“NOT FADE AWAY” My rating: B (Opens Jan. 4 at the Tivoli)
112 minutes | MPAA rating: R
To date, David Chase’s major contribution to American arts has been as creator/producer of the cable hit “The Sopranos,” which along with its excellent drama and characterizations was forever pushing the envelope on TV violence, language and nudity.
For his first outing as a solo writer/director Chase puts away the blood bags and turns to his own adolescence. “Not Fade Away” is less a novel than a series of not-quite-nostalgic snapshots taken between 1963 and 1968.
It begins with two teenagers in suburban New Jersey staring at a shiny electric guitar in a store window. Their every third word is some variation on the f-bomb — I’m pretty sure Chase is foolin’ with us, delivering in one scene enough smutty talk to fill an entire movie. Then, our expectations of Chase-ian profanity fully met, he proceeds to deliver a very personal, sweet and slightly sad reverie on the role of rock ‘n’ roll in a young man’s life.
Our protagonist is Doug (John Magaro), who in 1963 is a skinny, unathletic dweeb hanging with similarly un-studly pals. The lives of these losers are transformed by the one-two-three punch of the Kennedy assassination, the first appearance of the Beatles on Ed Sullivan just weeks later, and the subsequent ascension of the Rolling Stones, who forced American teens to reckon with their own ignored blues heritage.
(The film’s title, of course, is that of a Buddy Holly song famously covered by the Stones.)
Doug is immediately smitten.

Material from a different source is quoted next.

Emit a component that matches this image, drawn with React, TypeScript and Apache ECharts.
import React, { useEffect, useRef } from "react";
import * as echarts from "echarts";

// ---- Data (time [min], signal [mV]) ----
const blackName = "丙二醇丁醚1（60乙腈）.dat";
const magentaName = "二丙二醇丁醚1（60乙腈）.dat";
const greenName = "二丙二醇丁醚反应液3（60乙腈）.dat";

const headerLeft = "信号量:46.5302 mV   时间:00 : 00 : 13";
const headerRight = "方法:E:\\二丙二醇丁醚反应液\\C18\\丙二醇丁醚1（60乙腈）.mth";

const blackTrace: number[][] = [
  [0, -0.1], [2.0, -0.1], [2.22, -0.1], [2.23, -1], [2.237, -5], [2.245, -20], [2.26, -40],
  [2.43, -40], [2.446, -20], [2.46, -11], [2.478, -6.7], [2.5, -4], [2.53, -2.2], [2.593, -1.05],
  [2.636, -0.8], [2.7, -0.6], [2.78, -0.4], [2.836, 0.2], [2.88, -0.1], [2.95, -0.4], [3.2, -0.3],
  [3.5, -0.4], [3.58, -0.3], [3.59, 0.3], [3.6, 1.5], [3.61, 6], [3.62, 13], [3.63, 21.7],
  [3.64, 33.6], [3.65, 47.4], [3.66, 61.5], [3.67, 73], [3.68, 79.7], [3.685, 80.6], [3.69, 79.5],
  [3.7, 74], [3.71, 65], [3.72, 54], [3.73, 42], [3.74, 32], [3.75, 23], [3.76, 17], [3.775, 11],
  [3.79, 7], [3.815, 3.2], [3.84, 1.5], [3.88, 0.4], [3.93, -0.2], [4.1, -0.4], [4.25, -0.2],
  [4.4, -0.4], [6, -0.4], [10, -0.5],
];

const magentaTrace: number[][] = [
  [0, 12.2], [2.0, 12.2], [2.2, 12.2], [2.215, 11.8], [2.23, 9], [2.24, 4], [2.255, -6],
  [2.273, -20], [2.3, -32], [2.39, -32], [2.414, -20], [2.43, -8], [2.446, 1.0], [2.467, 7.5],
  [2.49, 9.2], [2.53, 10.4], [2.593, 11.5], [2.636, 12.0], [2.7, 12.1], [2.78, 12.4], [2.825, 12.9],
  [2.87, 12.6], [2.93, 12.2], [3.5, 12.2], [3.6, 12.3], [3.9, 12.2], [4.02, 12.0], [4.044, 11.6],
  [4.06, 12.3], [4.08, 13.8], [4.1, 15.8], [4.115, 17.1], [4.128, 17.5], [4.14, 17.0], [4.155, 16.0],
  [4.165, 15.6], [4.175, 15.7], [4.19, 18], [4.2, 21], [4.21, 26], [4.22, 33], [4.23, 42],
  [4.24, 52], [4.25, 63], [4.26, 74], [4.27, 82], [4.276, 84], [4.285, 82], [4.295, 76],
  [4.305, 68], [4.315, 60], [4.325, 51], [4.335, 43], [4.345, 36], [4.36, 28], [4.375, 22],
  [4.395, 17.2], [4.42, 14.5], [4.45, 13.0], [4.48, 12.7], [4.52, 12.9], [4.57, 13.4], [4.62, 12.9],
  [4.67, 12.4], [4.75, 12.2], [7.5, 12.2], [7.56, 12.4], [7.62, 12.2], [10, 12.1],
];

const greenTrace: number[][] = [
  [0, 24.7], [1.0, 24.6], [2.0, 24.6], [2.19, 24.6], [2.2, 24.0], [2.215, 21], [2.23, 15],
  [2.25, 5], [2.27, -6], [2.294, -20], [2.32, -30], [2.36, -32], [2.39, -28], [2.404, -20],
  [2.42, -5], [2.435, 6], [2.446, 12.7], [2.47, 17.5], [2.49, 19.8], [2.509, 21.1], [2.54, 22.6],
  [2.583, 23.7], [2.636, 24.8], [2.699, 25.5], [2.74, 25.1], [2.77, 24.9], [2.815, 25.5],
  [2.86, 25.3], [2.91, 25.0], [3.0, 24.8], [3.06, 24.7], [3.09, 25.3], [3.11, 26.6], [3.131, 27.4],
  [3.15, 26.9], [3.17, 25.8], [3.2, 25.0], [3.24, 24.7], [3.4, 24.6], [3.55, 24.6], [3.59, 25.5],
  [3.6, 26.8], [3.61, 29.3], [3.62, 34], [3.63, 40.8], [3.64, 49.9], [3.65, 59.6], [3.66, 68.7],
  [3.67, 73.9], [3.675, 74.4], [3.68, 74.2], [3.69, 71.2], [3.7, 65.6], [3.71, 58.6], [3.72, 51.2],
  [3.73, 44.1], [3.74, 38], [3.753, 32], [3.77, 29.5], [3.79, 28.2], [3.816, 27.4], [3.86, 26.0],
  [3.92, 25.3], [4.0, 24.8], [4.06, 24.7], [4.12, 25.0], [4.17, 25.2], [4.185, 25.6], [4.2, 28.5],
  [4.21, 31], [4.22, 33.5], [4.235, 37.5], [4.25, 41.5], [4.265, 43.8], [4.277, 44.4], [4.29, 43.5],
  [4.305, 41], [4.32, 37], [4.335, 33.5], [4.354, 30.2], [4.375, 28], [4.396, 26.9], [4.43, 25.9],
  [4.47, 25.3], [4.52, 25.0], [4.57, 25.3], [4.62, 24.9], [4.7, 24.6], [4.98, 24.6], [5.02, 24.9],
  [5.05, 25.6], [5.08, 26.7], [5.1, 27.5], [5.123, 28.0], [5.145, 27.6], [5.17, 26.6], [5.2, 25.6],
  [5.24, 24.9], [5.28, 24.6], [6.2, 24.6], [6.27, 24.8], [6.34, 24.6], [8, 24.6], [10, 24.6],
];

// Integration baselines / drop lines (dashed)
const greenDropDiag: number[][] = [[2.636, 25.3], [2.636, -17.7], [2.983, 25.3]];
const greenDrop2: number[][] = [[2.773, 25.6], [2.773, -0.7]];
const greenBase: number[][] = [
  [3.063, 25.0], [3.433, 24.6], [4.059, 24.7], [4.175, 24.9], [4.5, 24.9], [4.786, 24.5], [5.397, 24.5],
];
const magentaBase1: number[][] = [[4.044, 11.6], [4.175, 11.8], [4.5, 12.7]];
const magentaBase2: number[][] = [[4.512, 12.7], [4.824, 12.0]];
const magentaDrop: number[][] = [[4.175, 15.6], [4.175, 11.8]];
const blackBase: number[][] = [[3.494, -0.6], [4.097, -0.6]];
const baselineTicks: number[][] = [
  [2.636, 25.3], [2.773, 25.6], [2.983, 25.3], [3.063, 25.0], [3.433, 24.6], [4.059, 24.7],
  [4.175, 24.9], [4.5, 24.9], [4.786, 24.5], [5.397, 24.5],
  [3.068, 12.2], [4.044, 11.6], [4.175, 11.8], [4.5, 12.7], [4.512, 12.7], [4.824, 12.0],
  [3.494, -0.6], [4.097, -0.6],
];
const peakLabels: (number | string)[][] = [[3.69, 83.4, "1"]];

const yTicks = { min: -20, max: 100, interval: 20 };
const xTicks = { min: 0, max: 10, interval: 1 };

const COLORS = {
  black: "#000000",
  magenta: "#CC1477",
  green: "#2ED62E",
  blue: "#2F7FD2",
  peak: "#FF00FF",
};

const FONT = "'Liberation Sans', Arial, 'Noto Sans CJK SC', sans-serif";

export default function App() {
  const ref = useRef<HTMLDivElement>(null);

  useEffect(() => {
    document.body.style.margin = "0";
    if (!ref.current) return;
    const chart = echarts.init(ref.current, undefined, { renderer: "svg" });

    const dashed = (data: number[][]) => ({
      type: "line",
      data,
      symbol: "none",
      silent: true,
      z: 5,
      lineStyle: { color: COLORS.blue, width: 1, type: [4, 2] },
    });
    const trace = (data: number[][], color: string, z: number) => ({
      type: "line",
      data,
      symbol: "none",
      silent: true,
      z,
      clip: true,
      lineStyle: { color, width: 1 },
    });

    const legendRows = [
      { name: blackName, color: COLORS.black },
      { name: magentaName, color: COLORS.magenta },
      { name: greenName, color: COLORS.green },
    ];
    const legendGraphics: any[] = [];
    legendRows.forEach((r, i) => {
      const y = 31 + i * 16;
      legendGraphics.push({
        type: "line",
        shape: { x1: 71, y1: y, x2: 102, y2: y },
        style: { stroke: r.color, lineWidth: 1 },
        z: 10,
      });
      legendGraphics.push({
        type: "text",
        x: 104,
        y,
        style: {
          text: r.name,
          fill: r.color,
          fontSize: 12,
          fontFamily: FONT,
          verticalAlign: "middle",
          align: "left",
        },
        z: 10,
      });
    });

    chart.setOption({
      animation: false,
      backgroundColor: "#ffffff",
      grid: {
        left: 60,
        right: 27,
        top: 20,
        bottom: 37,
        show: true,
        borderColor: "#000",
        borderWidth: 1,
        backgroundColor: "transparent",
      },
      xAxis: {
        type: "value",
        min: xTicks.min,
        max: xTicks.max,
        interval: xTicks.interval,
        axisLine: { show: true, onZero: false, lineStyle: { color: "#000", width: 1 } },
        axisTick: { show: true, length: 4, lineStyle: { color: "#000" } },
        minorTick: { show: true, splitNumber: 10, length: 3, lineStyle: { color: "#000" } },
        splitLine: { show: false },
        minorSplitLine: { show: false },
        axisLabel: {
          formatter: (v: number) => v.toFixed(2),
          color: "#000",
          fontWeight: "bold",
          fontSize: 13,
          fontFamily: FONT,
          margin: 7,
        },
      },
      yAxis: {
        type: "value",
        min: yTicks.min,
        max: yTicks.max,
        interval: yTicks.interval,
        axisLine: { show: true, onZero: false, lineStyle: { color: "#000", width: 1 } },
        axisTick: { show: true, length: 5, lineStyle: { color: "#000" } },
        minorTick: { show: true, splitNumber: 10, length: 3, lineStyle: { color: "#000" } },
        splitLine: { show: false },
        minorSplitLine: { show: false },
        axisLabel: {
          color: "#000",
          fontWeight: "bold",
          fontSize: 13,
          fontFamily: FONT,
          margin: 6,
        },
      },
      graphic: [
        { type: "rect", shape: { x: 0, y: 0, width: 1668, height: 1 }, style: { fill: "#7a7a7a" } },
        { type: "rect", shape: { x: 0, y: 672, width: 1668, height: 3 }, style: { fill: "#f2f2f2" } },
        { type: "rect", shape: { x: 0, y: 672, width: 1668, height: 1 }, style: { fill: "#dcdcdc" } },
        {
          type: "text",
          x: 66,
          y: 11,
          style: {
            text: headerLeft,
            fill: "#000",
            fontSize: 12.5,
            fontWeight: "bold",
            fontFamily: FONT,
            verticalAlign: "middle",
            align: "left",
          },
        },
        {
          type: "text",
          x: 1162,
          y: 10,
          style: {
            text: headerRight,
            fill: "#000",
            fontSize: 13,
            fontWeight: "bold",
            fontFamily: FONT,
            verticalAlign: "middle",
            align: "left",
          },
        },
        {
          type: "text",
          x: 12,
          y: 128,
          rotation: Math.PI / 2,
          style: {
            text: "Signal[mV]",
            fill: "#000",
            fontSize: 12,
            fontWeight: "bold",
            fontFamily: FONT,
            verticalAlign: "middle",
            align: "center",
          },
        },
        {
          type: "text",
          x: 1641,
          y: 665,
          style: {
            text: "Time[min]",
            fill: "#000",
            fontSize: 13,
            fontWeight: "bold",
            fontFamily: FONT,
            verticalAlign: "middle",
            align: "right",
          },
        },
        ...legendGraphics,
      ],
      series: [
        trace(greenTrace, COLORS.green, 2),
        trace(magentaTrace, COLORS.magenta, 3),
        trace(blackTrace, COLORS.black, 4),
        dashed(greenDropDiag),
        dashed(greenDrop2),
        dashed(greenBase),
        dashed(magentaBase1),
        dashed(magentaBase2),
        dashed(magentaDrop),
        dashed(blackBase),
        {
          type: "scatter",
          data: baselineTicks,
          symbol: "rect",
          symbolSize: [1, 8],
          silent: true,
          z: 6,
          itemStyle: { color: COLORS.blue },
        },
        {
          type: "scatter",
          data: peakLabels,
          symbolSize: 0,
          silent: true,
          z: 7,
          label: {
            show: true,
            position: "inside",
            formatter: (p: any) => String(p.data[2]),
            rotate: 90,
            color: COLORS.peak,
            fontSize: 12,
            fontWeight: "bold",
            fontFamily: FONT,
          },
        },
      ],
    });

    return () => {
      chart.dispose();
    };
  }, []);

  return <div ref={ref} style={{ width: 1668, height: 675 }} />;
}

The girls may not give him a second glance, but he knows he has rock star potential. He bones up on the drums and teams with his guitar-playing buddies Eugene (Jack Huston) and Wells (Will Brill) to form a band. They’re pretty bad — at least until they start to get good.
“Not Fade Away” follows Doug and his pals over the years as they rehearse, play cheap gigs and dream of their big break. The film is curiously structured: once they get out of high school and split up to different colleges, they can only reunite during the summers or during Thanksgiving and Christmas vacations. Chase remembers what those holidays were like — a chance to scope out old classmates, to see who’s gone all fraternity, who’s a hipster, who’s an intellectual, who’s a rebel.
Doug, for instance, returns from his first semester with an exploding head of Dylanesque curls, tight pants and those Byrd-ish high-heeled boots that zip up the side. Suddenly he’s cool…cool enough to attract Grace (Bella Heathcote), the WASP beauty he has long pined for from afar. (Doug is of blue-collar Italian-American stock; Bella was born to the country club.)
There are crises within the band. Doug displaces the ego-driven Eugene as the lead vocalist, generating much tension. On the verge of their audition with a record company, Wells wraps a motocycle around a telephone pole.
And things aren’t all that copacetic on the home front. Doug’s bombastic dad (James Gandolfini) is none too thrilled with his left-leaning, draft-dodging, long-haired son. Mom (Molly Price) is a glum Cassandra rarely seen without hair curlers and a ratty blue housecoat.

James Gandolfini
There’s no big dramatic arc to “Not Fade Away.” Like I said, it’s a bunch of snapshots over several years. Think of it as Chase’s “Armacord.” Many of the characters are mere sketches and some plot threads aren’t that well integrated (for example, the mental problems of Grace’s bohemian older sister); these presumeably are based on incidents from Chase’s youth that deeply affected him.
But few films set in this period get it as right as this one does. As a veteran of the era, I can usually find dozens of musical, chronological and clothing incongruities, but “Not Fade Away” is darn near perfect on that count.
And the soundtrack of orignal hits and covers — courtesy of Steve Van Zandt — is killer.
Think of the film as Chase’s fond Valentine to the dreams inspired by rock ‘n’ roll.